Atelier & Repairs, chez Blue in Green, 8 Greene Street, Soho. www.atelierandrepairs.com www.blueingreensoho.com
• Supreme, Il était une fois en Amérique. Chaque jeudi, c’est l’émeute. La marque reine du streetwear a beau avoir soufflé ses 25 bougies, elle n’a rien perdu de son pouvoir de séduction. Avec ses casquettes, tee‑shirts et sweats à capuche, la marque au logo rectangulaire incarne la success‑story à l’américaine. D’un petit magasin de Manhattan ouvert par un fan de skateboard dans les années 90, l’entreprise est devenue une firme internationale, évaluée à 1 Md $. Symbole de l’influence du streetwear sur les podiums, Supreme a collaboré en 2017 avec Louis Vuitton. Son fondateur, James Jebbia, s’est vu remettre le titre de meilleur styliste de l’année 2018 par le Council of Fashion Designers of America (CFDA). Il succédait, entre autres, à Raf Simons, Thom Browne et Tom Ford.
Unisexe
• Official Rebrand, Gender free. Homme, femme, les deux ? Pour près de 40 % des Américains de moins de 24 ans, « le genre ne définit pas une personne comme cela pouvait être le cas auparavant » (étude de l’agence J. Walter Thompson Innovation Group). A New York, on ne compte plus les jeunes créateurs qui développent des lignes unisexes, explosant les codes et les certitudes. MI Leggett est l’un des visages de cette nouvelle génération « non binaire ». Sa marque Official Rebrand et ses créations, à la fois gender free et écolos (car basées sur la récup), l’ont propulsé sur les podiums de la fashion‑week, les scènes d’art contemporain (pour Miami Art Basel) et dans les colonnes du New York Times. A retrouver dans le concept-store The Phluid Project, sur Broadway, où tous les produits sont garantis sans aucune norme de genre.

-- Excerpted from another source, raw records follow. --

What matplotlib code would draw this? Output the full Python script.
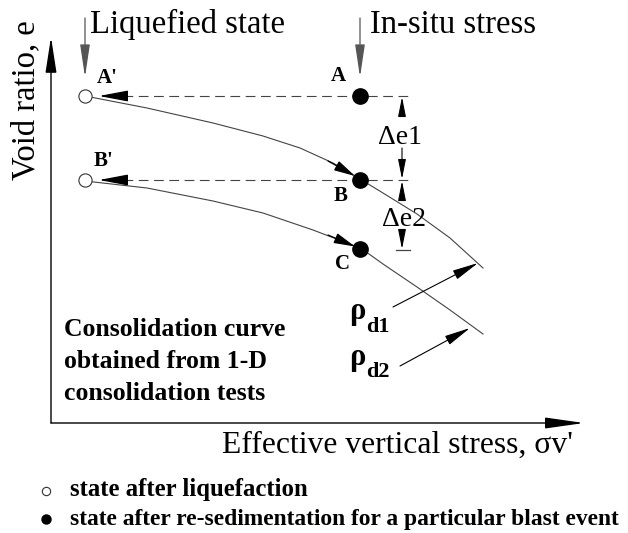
import matplotlib
matplotlib.use("Agg")
import matplotlib.pyplot as plt

plt.rcParams['font.family'] = ['Liberation Serif', 'DejaVu Serif']
plt.rcParams['lines.scale_dashes'] = False

# ---- schematic data (canvas units: x = stress axis, y = void-ratio axis, downward) ----
stress_liquefied = 85
stress_insitu = 360
e_A = 96          # A and A'
e_B = 180         # B and B'
e_C = 249         # C
dim_x = 402       # x of the Δe dimension lines

curve1_x = [85, 147, 213, 263, 300, 333, 360, 383, 417, 450, 483]
curve1_y = [96, 108, 123, 136, 148, 163, 179, 193, 214, 238, 268]
curve2_x = [85, 147, 213, 263, 313, 347, 362, 383, 417, 450, 483]
curve2_y = [181, 188, 201, 213, 230, 243, 249, 264, 287, 310, 334]

point_labels = ["A'", "B'", "A", "B", "C"]
label_x = [107, 104, 338, 341, 342]
label_y = [78, 161, 76, 196, 264]

legend_labels = ["state after liquefaction",
                 "state after re-sedimentation for a particular blast event"]
note_lines = ["Consolidation curve", "obtained from 1-D", "consolidation tests"]

fig = plt.figure(figsize=(6.28, 5.33), dpi=100)
ax = fig.add_axes([0, 0, 1, 1])
ax.set_xlim(0, 628)
ax.set_ylim(533, 0)
ax.axis('off')

def arrow(x0, y0, x1, y1, color='black', lw=0.9, hl=0.65, hw=0.16, ms=20):
    ax.annotate('', xy=(x1, y1), xytext=(x0, y0),
                arrowprops=dict(arrowstyle=f'-|>,head_length={hl},head_width={hw}',
                                color=color, lw=lw, shrinkA=0, shrinkB=0,
                                mutation_scale=ms))

# axes
arrow(51, 423, 51, 37, lw=1.0, hl=1.1, hw=0.17)
arrow(51, 423, 584, 423, lw=1.0, hl=1.2, hw=0.17)
ax.text(26, 100, "Void ratio, e", rotation=90, ha='center', va='center', fontsize=23.5)
ax.text(398, 453, "Effective vertical stress, σv'", ha='center', va='baseline', fontsize=22.8)

# top labels + arrows
ax.text(90, 33, "Liquefied state", ha='left', va='baseline', fontsize=23.5)
ax.text(370, 33, "In-situ stress", ha='left', va='baseline', fontsize=23.5)
arrow(stress_liquefied, 18, stress_liquefied, 77, color='#555555', lw=0.9, hl=1.0, hw=0.15)
arrow(stress_insitu, 18, stress_insitu, 77, color='#555555', lw=0.9, hl=1.0, hw=0.15)

# consolidation curves
ax.plot(curve1_x, curve1_y, color='#444444', lw=0.8)
ax.plot(curve2_x, curve2_y, color='#444444', lw=0.8)
arrow(328, 161, 355, 176, lw=0.9)
arrow(328, 235, 355, 246.5, lw=0.9)

# dashed horizontal lines
for ey in (e_A, e_B):
    ax.plot([stress_liquefied + 38, dim_x + 8], [ey, ey], color='#444444', lw=0.8,
            dashes=(7, 4))
    arrow(stress_liquefied + 41, ey, stress_liquefied + 14, ey, lw=0.9, hl=0.9, hw=0.17)

# dimension Δe1 and Δe2
arrow(dim_x, 112, dim_x, 97, lw=0.8, hl=0.6, hw=0.12)
arrow(dim_x, 148, dim_x, 179, lw=0.8, hl=0.6, hw=0.12)
arrow(dim_x, 196, dim_x, 181, lw=0.8, hl=0.6, hw=0.12)
arrow(dim_x, 232, dim_x, 249, lw=0.8, hl=0.6, hw=0.12)
ax.plot([dim_x - 6, dim_x + 8], [e_C + 1, e_C + 1], color='#444444', lw=0.9)
ax.text(400, 137, "Δe1", ha='center', va='center', fontsize=20)
ax.text(404, 219, "Δe2", ha='center', va='center', fontsize=20)

# states
ax.plot([stress_liquefied] * 2, [e_A, e_B], 'o', ms=9.5, mfc='white', mec='#333333', mew=0.8)
ax.plot([stress_insitu] * 3, [e_A, e_B, e_C], 'o', ms=11, color='black')
for t, x, y in zip(point_labels, label_x, label_y):
    ax.text(x, y, t, ha='center', va='center', fontsize=15, fontweight='bold')

# density labels
ax.text(357, 311, "ρ", ha='center', va='center', fontsize=22, fontweight='bold')
ax.text(378, 327, "d1", ha='center', va='center', fontsize=16, fontweight='bold')
ax.text(357, 357, "ρ", ha='center', va='center', fontsize=22, fontweight='bold')
ax.text(378, 372, "d2", ha='center', va='center', fontsize=16, fontweight='bold')
arrow(393, 307, 478, 263, lw=0.8, hl=0.8, hw=0.15)
arrow(400, 366, 470, 328, lw=0.8, hl=0.8, hw=0.15)

# note
for i, line in enumerate(note_lines):
    ax.text(64, 329 + 32 * i, line, ha='left', va='center', fontsize=18.5, fontweight='bold')

# legend
ax.plot([46], [491], 'o', ms=6, mfc='white', mec='#333333', mew=0.8)
ax.plot([46], [519], 'o', ms=6.5, color='black')
ax.text(70, 496, legend_labels[0], ha='left', va='baseline', fontsize=17.8, fontweight='bold')
ax.text(70, 525, legend_labels[1], ha='left', va='baseline', fontsize=16.9, fontweight='bold')

fig.savefig("out.png", dpi=100)
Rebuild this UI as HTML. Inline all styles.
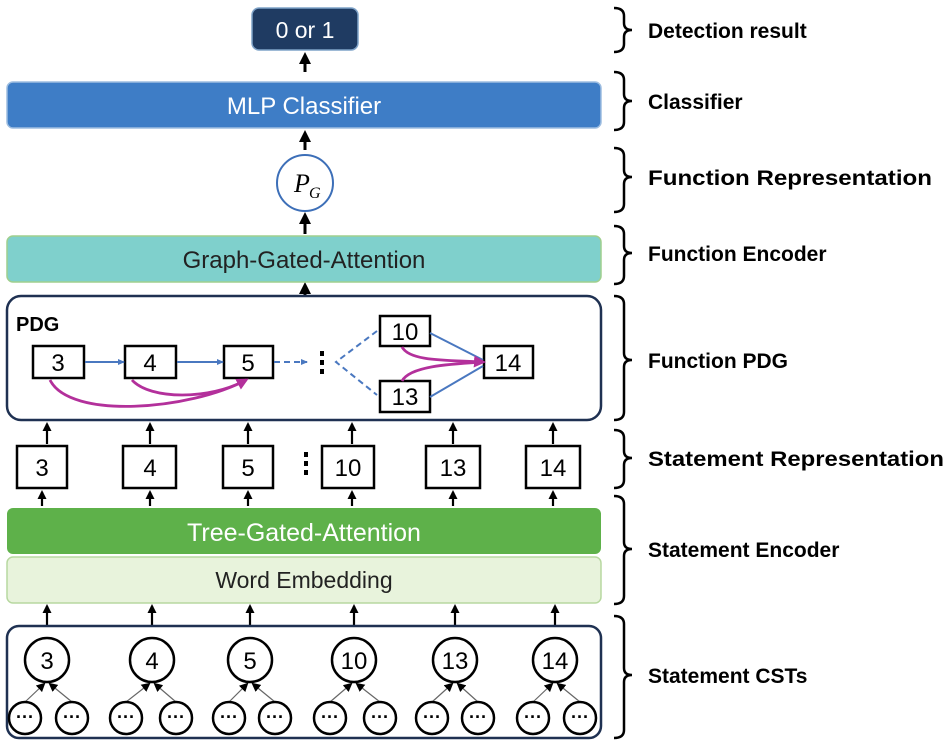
<!DOCTYPE html>
<html><head><style>body{margin:0;background:#fff}svg{display:block}</style></head><body>
<svg width="950" height="744" viewBox="0 0 950 744" xmlns="http://www.w3.org/2000/svg" font-family="Liberation Sans, sans-serif">
<defs>
<marker id="a" markerWidth="12" markerHeight="12" refX="6" refY="6" orient="auto" markerUnits="userSpaceOnUse"><path d="M0,0 L12,6 L0,12 z" fill="#000"/></marker>
<marker id="b" markerWidth="8" markerHeight="8" refX="6" refY="4" orient="auto" markerUnits="userSpaceOnUse"><path d="M0,1 L7,4 L0,7 z" fill="#4a78c0"/></marker>
<marker id="m" markerWidth="14" markerHeight="14" refX="9" refY="7" orient="auto" markerUnits="userSpaceOnUse"><path d="M0,1 L12,7 L0,13 z" fill="#b3309b"/></marker>
<marker id="s" markerWidth="9" markerHeight="9" refX="7" refY="4.5" orient="auto" markerUnits="userSpaceOnUse"><path d="M0,0 L9,4.5 L0,9 z" fill="#000"/></marker>
</defs>
<g stroke="#000" stroke-width="3" marker-end="url(#a)">
<line x1="305" y1="72" x2="305" y2="58"/>
<line x1="305" y1="150" x2="305" y2="136"/>
<line x1="305" y1="234" x2="305" y2="218"/>
<line x1="305" y1="296" x2="305" y2="288"/>
</g>
<rect x="252" y="8" width="106" height="42" rx="7" fill="#1f3b62" stroke="#7fa3c8" stroke-width="1.5"/>
<text x="305" y="38" font-size="23" fill="#fff" text-anchor="middle">0 or 1</text>
<rect x="7" y="82" width="594" height="46" rx="6" fill="#3e7dc6" stroke="#9dbde0" stroke-width="1.5"/>
<text x="304" y="114" font-size="24" fill="#fff" text-anchor="middle">MLP Classifier</text>
<circle cx="305" cy="183" r="28" fill="#fff" stroke="#3d6fb8" stroke-width="2"/>
<text x="294" y="192" font-size="26" font-style="italic" font-family="Liberation Serif, serif">P</text><text x="309" y="198" font-size="16" font-style="italic" font-family="Liberation Serif, serif">G</text>
<rect x="7" y="236" width="594" height="46" rx="6" fill="#7fd0cc" stroke="#9fcf8e" stroke-width="1.5"/>
<text x="304" y="268" font-size="24" fill="#222" text-anchor="middle">Graph-Gated-Attention</text>
<rect x="7" y="296" width="594" height="124" rx="14" fill="#fff" stroke="#1f3152" stroke-width="2.5"/>
<text x="16" y="331" font-size="20" font-weight="bold">PDG</text>
<g fill="#fff" stroke="#000" stroke-width="2.5">
<rect x="33" y="346" width="51" height="32"/><rect x="125" y="346" width="51" height="32"/><rect x="224" y="346" width="49" height="32"/>
<rect x="380" y="316" width="50" height="30"/><rect x="380" y="381" width="50" height="31"/><rect x="484" y="346" width="49" height="32"/>
</g>
<g font-size="24" text-anchor="middle">
<text x="58" y="371">3</text><text x="150" y="371">4</text><text x="248" y="371">5</text><text x="405" y="340">10</text><text x="405" y="405">13</text><text x="508" y="371">14</text>
</g>
<g stroke="#4a78c0" stroke-width="2" fill="none">
<line x1="85" y1="362" x2="124" y2="362" marker-end="url(#b)"/>
<line x1="177" y1="362" x2="223" y2="362" marker-end="url(#b)"/>
<line x1="274" y1="362" x2="307" y2="362" stroke-dasharray="6,4" marker-end="url(#b)"/>
<path d="M377,331 L336,362 L377,395" stroke-dasharray="6,4"/>
<line x1="430" y1="333" x2="483" y2="360"/><line x1="430" y1="397" x2="483" y2="366"/>
</g>
<g stroke="#b3309b" stroke-width="2.8" fill="none">
<path d="M50,380 C70,420 190,410 246,380" marker-end="url(#m)"/>
<path d="M132,380 C150,400 210,400 246,380"/>
<path d="M402,347 C410,362 450,360 483,362" marker-end="url(#m)"/>
<path d="M402,381 C410,366 450,364 483,362"/>
</g>
<g fill="#000"><rect x="320" y="351" width="4" height="5"/><rect x="320" y="360" width="4" height="5"/><rect x="320" y="369" width="4" height="5"/>
<rect x="304" y="452" width="4" height="5"/><rect x="304" y="461" width="4" height="5"/><rect x="304" y="470" width="4" height="5"/>
<rect x="257" y="683" width="4" height="5"/><rect x="257" y="692" width="4" height="5"/><rect x="257" y="701" width="4" height="5"/></g>
<g stroke="#000" stroke-width="2.2" marker-end="url(#s)">
<line x1="47" y1="444" x2="47" y2="424"/><line x1="150" y1="444" x2="150" y2="424"/><line x1="248" y1="444" x2="248" y2="424"/><line x1="352" y1="444" x2="352" y2="424"/><line x1="453" y1="444" x2="453" y2="424"/><line x1="553" y1="444" x2="553" y2="424"/>
<line x1="42" y1="506" x2="42" y2="492"/><line x1="150" y1="506" x2="150" y2="492"/><line x1="248" y1="506" x2="248" y2="492"/><line x1="352" y1="506" x2="352" y2="492"/><line x1="453" y1="506" x2="453" y2="492"/><line x1="553" y1="506" x2="553" y2="492"/>
<line x1="47" y1="638" x2="47" y2="606"/><line x1="152" y1="638" x2="152" y2="606"/><line x1="250" y1="638" x2="250" y2="606"/><line x1="354" y1="638" x2="354" y2="606"/><line x1="455" y1="638" x2="455" y2="606"/><line x1="555" y1="638" x2="555" y2="606"/>
</g>
<g fill="#fff" stroke="#000" stroke-width="2.5">
<rect x="17" y="446" width="50" height="42"/><rect x="123" y="446" width="53" height="42"/><rect x="223" y="446" width="50" height="42"/><rect x="322" y="446" width="52" height="42"/><rect x="426" y="446" width="54" height="42"/><rect x="526" y="446" width="54" height="42"/>
</g>
<g font-size="24" text-anchor="middle">
<text x="42" y="476">3</text><text x="150" y="476">4</text><text x="248" y="476">5</text><text x="348" y="476">10</text><text x="453" y="476">13</text><text x="553" y="476">14</text>
</g>
<rect x="7" y="508" width="594" height="46" rx="6" fill="#5eb14a"/>
<text x="304" y="541" font-size="25" fill="#fff" text-anchor="middle">Tree-Gated-Attention</text>
<rect x="7" y="557" width="594" height="46" rx="6" fill="#e8f3dc" stroke="#b7d8a0" stroke-width="1.5"/>
<text x="304" y="588" font-size="23" fill="#222" text-anchor="middle">Word Embedding</text>
<rect x="7" y="626" width="594" height="112" rx="12" fill="#fff" stroke="#1f3152" stroke-width="2.5"/>
<g stroke="#666" stroke-width="1.2" marker-end="url(#s)">
<line x1="25" y1="702" x2="44" y2="684"/><line x1="72" y1="702" x2="50" y2="684"/>
<line x1="126" y1="702" x2="149" y2="684"/><line x1="176" y1="702" x2="155" y2="684"/>
<line x1="229" y1="702" x2="247" y2="684"/><line x1="275" y1="702" x2="253" y2="684"/>
<line x1="330" y1="702" x2="351" y2="684"/><line x1="380" y1="702" x2="357" y2="684"/>
<line x1="432" y1="702" x2="452" y2="684"/><line x1="478" y1="702" x2="458" y2="684"/>
<line x1="533" y1="702" x2="552" y2="684"/><line x1="580" y1="702" x2="558" y2="684"/>
</g>
<g fill="#fff" stroke="#000" stroke-width="2.5">
<circle cx="47" cy="660" r="22"/><circle cx="152" cy="660" r="22"/><circle cx="250" cy="660" r="22"/><circle cx="354" cy="660" r="22"/><circle cx="455" cy="660" r="22"/><circle cx="555" cy="660" r="22"/>
<circle cx="25" cy="718" r="16"/><circle cx="72" cy="718" r="16"/><circle cx="126" cy="718" r="16"/><circle cx="176" cy="718" r="16"/><circle cx="229" cy="718" r="16"/><circle cx="275" cy="718" r="16"/><circle cx="330" cy="718" r="16"/><circle cx="380" cy="718" r="16"/><circle cx="432" cy="718" r="16"/><circle cx="478" cy="718" r="16"/><circle cx="533" cy="718" r="16"/><circle cx="580" cy="718" r="16"/>
</g>
<g font-size="24" text-anchor="middle">
<text x="47" y="669">3</text><text x="152" y="669">4</text><text x="250" y="669">5</text><text x="354" y="669">10</text><text x="455" y="669">13</text><text x="555" y="669">14</text>
</g>
<g font-size="18" font-weight="bold" text-anchor="middle">
<text x="25" y="723">···</text><text x="72" y="723">···</text><text x="126" y="723">···</text><text x="176" y="723">···</text><text x="229" y="723">···</text><text x="275" y="723">···</text><text x="330" y="723">···</text><text x="380" y="723">···</text><text x="432" y="723">···</text><text x="478" y="723">···</text><text x="533" y="723">···</text><text x="580" y="723">···</text>
</g>
<g stroke="#000" stroke-width="2.5" fill="none">
<path d="M614,8 Q624,8 624,16 L624,23 Q624,30 632,30 Q624,30 624,37 L624,44 Q624,52 614,52"/>
<path d="M614,72 Q624,72 624,80 L624,94 Q624,101 632,101 Q624,101 624,108 L624,122 Q624,130 614,130"/>
<path d="M614,148 Q624,148 624,156 L624,170 Q624,177 632,177 Q624,177 624,184 L624,204 Q624,212 614,212"/>
<path d="M614,226 Q624,226 624,234 L624,246 Q624,253 632,253 Q624,253 624,260 L624,276 Q624,284 614,284"/>
<path d="M614,296 Q624,296 624,304 L624,353 Q624,360 632,360 Q624,360 624,367 L624,412 Q624,420 614,420"/>
<path d="M614,430 Q624,430 624,438 L624,451 Q624,458 632,458 Q624,458 624,465 L624,480 Q624,488 614,488"/>
<path d="M614,496 Q624,496 624,504 L624,542 Q624,549 632,549 Q624,549 624,556 L624,596 Q624,604 614,604"/>
<path d="M614,616 Q624,616 624,624 L624,668 Q624,675 632,675 Q624,675 624,682 L624,730 Q624,738 614,738"/>
</g>
<g font-size="21" font-weight="bold">
<text x="648" y="38">Detection result</text>
<text x="648" y="109">Classifier</text>
<text x="648" y="185" textLength="284" lengthAdjust="spacingAndGlyphs">Function Representation</text>
<text x="648" y="261">Function Encoder</text>
<text x="648" y="368">Function PDG</text>
<text x="648" y="466" textLength="296" lengthAdjust="spacingAndGlyphs">Statement Representation</text>
<text x="648" y="557">Statement Encoder</text>
<text x="648" y="683">Statement CSTs</text>
</g>
</svg>
</body></html>
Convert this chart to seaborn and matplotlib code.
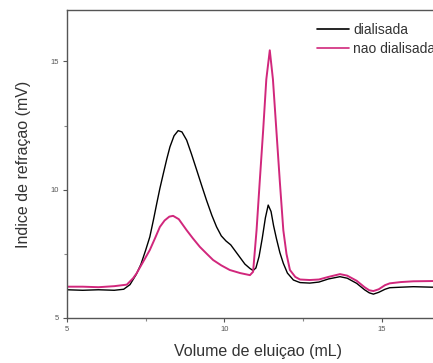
import matplotlib
matplotlib.use("Agg")
import matplotlib.pyplot as plt
import pandas as pd
import seaborn as sns

# values
x_dial = [5.0, 5.5, 6.0, 6.5, 6.8, 7.0, 7.2, 7.35, 7.5, 7.63, 7.75, 7.85, 7.95, 8.06, 8.17,
          8.27, 8.4, 8.53, 8.65, 8.8, 8.95, 9.12, 9.28, 9.43, 9.6, 9.75, 9.9, 10.05, 10.2,
          10.35, 10.5, 10.65, 10.81, 10.91, 11.0, 11.1, 11.2, 11.3, 11.39, 11.48, 11.56,
          11.65, 11.76, 11.87, 12.0, 12.19, 12.4, 12.71, 13.0, 13.3, 13.67, 13.9, 14.2,
          14.45, 14.6, 14.73, 14.9, 15.1, 15.25, 15.6, 16.0, 16.6, 17.5]
y_dial = [6.1, 6.08, 6.1, 6.08, 6.12, 6.3, 6.7, 7.1, 7.65, 8.16, 8.85, 9.46, 10.05, 10.63, 11.2,
          11.67, 12.1, 12.3, 12.25, 11.93, 11.4, 10.76, 10.15, 9.59, 9.0, 8.55, 8.2, 8.0, 7.85,
          7.6, 7.35, 7.1, 6.93, 6.85, 6.95, 7.4, 8.1, 8.9, 9.4, 9.15, 8.6,
          8.1, 7.55, 7.13, 6.75, 6.48, 6.38, 6.36, 6.4, 6.52, 6.61, 6.55, 6.35,
          6.1, 5.98, 5.93, 6.0, 6.12, 6.18, 6.2, 6.22, 6.2, 6.2]

x_nao = [5.0, 5.5, 6.0, 6.5, 6.9, 7.1, 7.21, 7.4, 7.63, 7.8, 7.95, 8.1, 8.25, 8.37, 8.55,
         8.8, 9.0, 9.22, 9.44, 9.64, 9.9, 10.17, 10.5, 10.81, 10.91, 11.02, 11.12, 11.23,
         11.33, 11.44, 11.54, 11.65, 11.76, 11.87, 11.97, 12.08, 12.25, 12.4, 12.71, 13.0,
         13.3, 13.67, 13.9, 14.2, 14.45, 14.6, 14.73, 14.9, 15.1, 15.25, 15.6, 16.0, 16.6, 17.5]
y_nao = [6.22, 6.22, 6.2, 6.24, 6.3, 6.55, 6.74, 7.15, 7.65, 8.12, 8.55, 8.8, 8.95, 8.98, 8.85,
         8.42, 8.1, 7.77, 7.5, 7.26, 7.05, 6.87, 6.75, 6.67, 6.8, 8.42, 10.3, 12.32,
         14.3, 15.43, 14.3, 12.3, 10.3, 8.42, 7.5, 6.87, 6.6, 6.5, 6.48, 6.5,
         6.6, 6.71, 6.65, 6.45, 6.2, 6.08, 6.05, 6.12, 6.28, 6.35, 6.4, 6.43, 6.44, 6.44]

labels = ["dialisada", "nao dialisada"]
colors = ["black", "#d1277c"]

df = pd.concat([
    pd.DataFrame({"vol": x_dial, "ri": y_dial, "amostra": labels[0]}),
    pd.DataFrame({"vol": x_nao, "ri": y_nao, "amostra": labels[1]}),
])

sns.set_style("ticks")
plt.rcParams["font.family"] = ["Liberation Sans", "DejaVu Sans"]

fig = plt.figure(figsize=(4.33, 3.63), dpi=100)
# the axes run past the right edge, as in the cropped original
ax = fig.add_axes([67 / 433, 1 - 318 / 363, 381 / 433, 308 / 363])

sns.lineplot(data=df, x="vol", y="ri", hue="amostra", hue_order=labels,
             palette=colors, ax=ax, sort=False, estimator=None, linewidth=1.2)
for ln, lw in zip(ax.lines, [1.0, 1.4]):
    ln.set_linewidth(lw)

ax.set_xlim(5, 17.1)
ax.set_ylim(5, 17)
ax.set_xticks([5, 10, 15])
ax.set_yticks([5, 10, 15])
ax.set_xticks([7.5, 12.5], minor=True)
ax.set_yticks([7.5, 12.5], minor=True)
ax.tick_params(which="major", direction="out", length=3, width=0.8, labelsize=5.5,
               colors="#555555", pad=3)
ax.tick_params(which="minor", direction="out", length=2, width=0.8, colors="#888888")
for sp in ax.spines.values():
    sp.set_color("#555555")
    sp.set_linewidth(1.0)
ax.spines["right"].set_visible(False)

ax.set_xlabel("Volume de eluiçao (mL)", fontsize=11.5, color="#333333", labelpad=8)
ax.set_ylabel("Indice de refraçao (mV)", fontsize=11.5, color="#333333", labelpad=14)

leg = ax.legend(frameon=False, loc="upper left", bbox_to_anchor=(317 / 433, 1 - 23 / 363),
                bbox_transform=fig.transFigure, borderpad=0, borderaxespad=0,
                handlelength=2.3, handletextpad=0.3, labelspacing=0.35, fontsize=10,
                labelcolor="#333333")

fig.savefig("out.png", dpi=100)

• Pyer Moss, Styliste et activiste. Pour certains stylistes, impossible de rester en dehors de l’arène politique. Né à Brooklyn de parents haïtiens, Jean-Raymond Kerby se sert des podiums comme d’un porte‑voix. Violences policières, inégalités, discriminations… Avec le réveil de l’Amérique anti-Trump, ses messages trouvent une puissante caisse de résonance. Michelle Obama s’est affichée avec l’une de ses créations. Reebok lui a ouvert ses portes pour une collaboration remarquée et un prix de 400 000 $ vient de lui être décerné par le CFDA. Pas de quoi lui faire tourner la tête. Kerby reste toujours aussi exigeant sur ses lignes de « sportswear spirituel » et la qualité de son réseau de distribution.
Adieu la fast fashion
• James Veloria, la fripe c’est chic. Acheter une chemise flambant neuve, sortie tout droit d’un atelier ? Bientôt, cette idée pourrait paraître complètement ringarde, tant le marché de l’occasion prend de l’ampleur. Lutte contre le gaspillage, budget serré… En 2018, le secteur américain de la fringue d’occasion a représenté 24 Mds $ (étude ThredUp‑GlobalData) et, selon certaines projections. A New York, difficile de ne pas tomber sur un de ces thrift stores. Celui de Collin Weber et Brandon Giordano est connu de tous les amoureux de la mode, malgré son emplacement au fin fond d’un centre commercial de Chinatown. Le couple y présente des pièces des plus grands créateurs (Jean Paul Gaultier, Versace, Moschino…) pour moins de 200 $, et organise même des ventes thématiques, comme celle consacrée au travail du styliste Tom Ford.